#### [Dataset records]
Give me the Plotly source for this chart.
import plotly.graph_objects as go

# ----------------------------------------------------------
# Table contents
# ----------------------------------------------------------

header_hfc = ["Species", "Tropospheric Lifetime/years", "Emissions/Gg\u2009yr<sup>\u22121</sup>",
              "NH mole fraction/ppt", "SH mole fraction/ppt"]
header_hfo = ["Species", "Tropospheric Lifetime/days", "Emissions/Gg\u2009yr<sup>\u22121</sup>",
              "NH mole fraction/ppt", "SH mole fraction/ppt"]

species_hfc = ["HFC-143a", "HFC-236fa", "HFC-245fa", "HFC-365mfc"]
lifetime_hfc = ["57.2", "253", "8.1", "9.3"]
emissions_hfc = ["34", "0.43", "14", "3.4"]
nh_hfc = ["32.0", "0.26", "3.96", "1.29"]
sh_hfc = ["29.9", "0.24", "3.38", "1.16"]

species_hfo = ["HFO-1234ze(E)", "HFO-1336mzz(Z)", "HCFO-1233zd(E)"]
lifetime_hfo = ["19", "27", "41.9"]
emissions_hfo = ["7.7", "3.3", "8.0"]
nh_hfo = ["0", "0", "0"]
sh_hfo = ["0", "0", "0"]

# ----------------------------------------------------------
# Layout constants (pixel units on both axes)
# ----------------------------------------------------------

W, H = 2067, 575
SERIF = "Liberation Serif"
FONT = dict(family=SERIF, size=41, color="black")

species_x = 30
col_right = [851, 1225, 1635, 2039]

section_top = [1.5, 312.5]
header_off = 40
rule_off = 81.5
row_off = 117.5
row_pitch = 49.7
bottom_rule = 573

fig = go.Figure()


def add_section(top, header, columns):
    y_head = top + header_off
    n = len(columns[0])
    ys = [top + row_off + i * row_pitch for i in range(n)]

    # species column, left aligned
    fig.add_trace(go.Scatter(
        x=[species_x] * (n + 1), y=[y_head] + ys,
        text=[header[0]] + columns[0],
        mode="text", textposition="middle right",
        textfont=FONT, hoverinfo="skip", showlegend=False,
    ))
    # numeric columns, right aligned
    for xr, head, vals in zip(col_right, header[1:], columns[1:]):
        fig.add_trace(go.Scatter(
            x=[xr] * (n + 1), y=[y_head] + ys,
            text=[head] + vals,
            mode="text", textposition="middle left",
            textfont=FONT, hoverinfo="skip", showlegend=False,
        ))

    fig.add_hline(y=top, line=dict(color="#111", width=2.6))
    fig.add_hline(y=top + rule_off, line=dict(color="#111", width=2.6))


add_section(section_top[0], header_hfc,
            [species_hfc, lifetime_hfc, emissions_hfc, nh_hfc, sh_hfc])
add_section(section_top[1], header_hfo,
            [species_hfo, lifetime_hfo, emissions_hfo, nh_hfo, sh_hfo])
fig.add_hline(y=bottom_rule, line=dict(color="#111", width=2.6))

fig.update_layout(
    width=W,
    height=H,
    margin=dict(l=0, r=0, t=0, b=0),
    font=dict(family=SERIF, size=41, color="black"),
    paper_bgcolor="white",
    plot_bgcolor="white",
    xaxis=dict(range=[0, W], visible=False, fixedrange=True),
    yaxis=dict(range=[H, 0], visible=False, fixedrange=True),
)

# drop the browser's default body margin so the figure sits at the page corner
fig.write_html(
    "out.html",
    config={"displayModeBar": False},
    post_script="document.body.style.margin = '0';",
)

---

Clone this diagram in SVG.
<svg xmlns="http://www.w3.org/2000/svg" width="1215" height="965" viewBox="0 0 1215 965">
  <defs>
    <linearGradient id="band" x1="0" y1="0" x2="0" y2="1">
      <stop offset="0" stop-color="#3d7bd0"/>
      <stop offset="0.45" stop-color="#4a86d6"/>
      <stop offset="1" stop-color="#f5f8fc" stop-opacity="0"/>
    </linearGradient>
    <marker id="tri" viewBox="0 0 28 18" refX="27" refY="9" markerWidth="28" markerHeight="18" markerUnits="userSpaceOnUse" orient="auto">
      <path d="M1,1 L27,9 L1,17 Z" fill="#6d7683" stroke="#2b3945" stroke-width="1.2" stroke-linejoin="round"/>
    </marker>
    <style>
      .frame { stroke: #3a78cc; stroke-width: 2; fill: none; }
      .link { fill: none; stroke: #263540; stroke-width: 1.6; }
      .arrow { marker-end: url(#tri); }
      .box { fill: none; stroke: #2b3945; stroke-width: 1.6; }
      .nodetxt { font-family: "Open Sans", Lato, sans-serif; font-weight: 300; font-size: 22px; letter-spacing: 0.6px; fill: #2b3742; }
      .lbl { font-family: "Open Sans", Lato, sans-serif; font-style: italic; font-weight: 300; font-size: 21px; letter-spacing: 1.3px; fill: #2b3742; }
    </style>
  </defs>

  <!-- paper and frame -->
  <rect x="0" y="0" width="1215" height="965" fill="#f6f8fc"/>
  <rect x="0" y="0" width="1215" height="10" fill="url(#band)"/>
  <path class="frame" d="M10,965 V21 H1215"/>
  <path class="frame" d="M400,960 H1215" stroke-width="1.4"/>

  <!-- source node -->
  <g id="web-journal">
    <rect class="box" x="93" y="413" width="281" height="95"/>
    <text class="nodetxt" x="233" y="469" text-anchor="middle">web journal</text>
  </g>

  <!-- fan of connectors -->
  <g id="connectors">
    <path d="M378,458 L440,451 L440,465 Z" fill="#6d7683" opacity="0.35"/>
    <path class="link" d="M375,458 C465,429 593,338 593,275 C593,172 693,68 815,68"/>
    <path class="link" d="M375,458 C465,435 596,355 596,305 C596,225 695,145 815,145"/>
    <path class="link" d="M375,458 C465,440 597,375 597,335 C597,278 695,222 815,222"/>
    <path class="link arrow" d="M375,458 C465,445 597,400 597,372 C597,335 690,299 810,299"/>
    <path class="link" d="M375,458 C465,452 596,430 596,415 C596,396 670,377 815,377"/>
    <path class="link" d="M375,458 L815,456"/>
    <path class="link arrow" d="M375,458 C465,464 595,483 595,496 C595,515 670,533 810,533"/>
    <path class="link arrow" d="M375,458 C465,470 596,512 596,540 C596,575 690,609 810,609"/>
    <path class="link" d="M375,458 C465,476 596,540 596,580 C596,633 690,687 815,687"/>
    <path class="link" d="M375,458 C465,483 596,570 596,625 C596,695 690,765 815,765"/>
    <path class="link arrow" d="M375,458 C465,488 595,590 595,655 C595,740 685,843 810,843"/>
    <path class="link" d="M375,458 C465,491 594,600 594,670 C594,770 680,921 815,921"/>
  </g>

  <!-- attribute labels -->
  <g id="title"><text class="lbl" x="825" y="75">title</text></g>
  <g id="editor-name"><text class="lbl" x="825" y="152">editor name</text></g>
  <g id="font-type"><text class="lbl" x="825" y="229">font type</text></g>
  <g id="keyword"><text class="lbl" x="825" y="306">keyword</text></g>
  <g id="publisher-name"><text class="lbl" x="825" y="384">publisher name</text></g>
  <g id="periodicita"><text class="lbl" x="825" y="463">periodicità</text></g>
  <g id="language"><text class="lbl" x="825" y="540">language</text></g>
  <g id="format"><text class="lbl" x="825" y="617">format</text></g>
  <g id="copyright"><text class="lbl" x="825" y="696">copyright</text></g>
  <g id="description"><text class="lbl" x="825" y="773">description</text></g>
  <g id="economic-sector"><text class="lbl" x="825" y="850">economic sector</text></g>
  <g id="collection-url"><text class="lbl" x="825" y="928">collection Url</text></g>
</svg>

#### [Problem requirements]
Search the data for "this". Copy every line that has it.

#### [Result]
Give me the Plotly source for this chart.
Clone this diagram in SVG.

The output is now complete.